Important changes occurred in the Cabinet towards the close of 1685. Halifax, President of the Council—but no favourite with the King on account of his opposition to Roman Catholicism, the repeal of the Test Act, and the Royal foreign policy—was dismissed in the month of October. In December he was succeeded by Sunderland, who, from having conformed to Roman Catholic ceremonies at the commencement of the reign, and from having encouraged his Master in anti-Protestant proceedings, had succeeded in securing and retaining his good opinion. There existed a violent Popish party at Court, consisting of the Earl of Castelmaine, husband to one of Charles’ mistresses,[152] of Henry Jermyn, created Lord Dover by James II., of the Earl of Tyrconnel, and of another Irishman, named White. These persons promoted measures as rash as they were violent, and in so doing acted in concert with a few Jesuits who dwelt in England, at the head of whom was Father Petre. The Order at that time had come into collision with the Pontiff, Innocent XI. They were now in a state of alliance with the French King, who resisted Ultramontane pretensions, rather than in a state of obedience to the occupant of St. Peter’s Chair.
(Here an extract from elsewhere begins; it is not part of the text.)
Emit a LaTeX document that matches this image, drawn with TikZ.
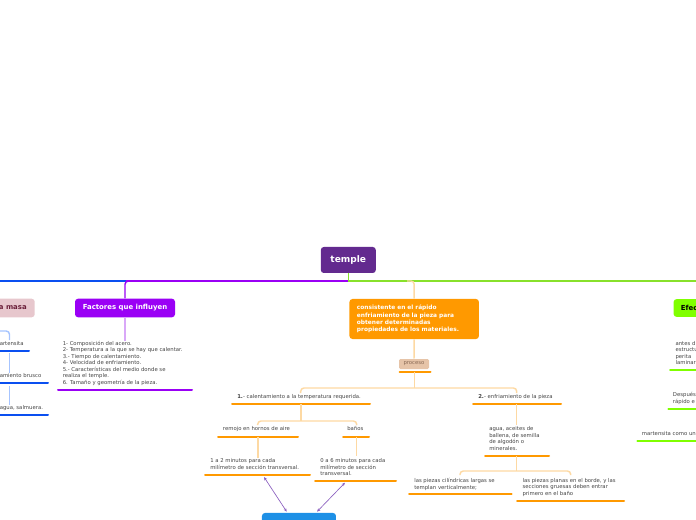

Then, as it has happened at other times, parties in a Church which boasts of unity, were engaged in carrying on the most opposite intrigues: the Jesuits counselling the English King to set the liberties and wishes of his subjects at defiance, and to play the despot out-and-out; while the Roman Court advised him to preserve caution, and to keep within the lines of the British Constitution. Sunderland united with the Jesuits, and the other extreme Roman Catholic politicians, in encouraging the Monarch to follow those ways which ultimately led to his downfall. The Minister, to strengthen his own position, embraced the King’s religion. He had before conformed to Catholic rites, but now he professed himself a decided convert, giving to James the credit of having effected the change. After the elevation of Sunderland came the dismissal of Rochester, who had long been a Trimmer, as well as an adviser of moderation. To recover the good opinion of the King and Queen he professed to be open to conviction, courted Popish advocates, and listened to controversies between Divines of the opposite Church—but, at last, this cunning intriguer thought it the safest plan not to go over to Rome.[153]

1686.

James, encouraged in his extreme folly, rushed headlong to utter ruin. It was not because he had become a Roman Catholic, it was not simply because he sought to promote the interests of the Church which he had espoused; it was because, in seeking to accomplish that end, he violated the Constitution of his country. His despotism, not his religion, was the immediate cause of his losing a throne. He violated the law—that most sacred palladium in the eyes of an Englishman.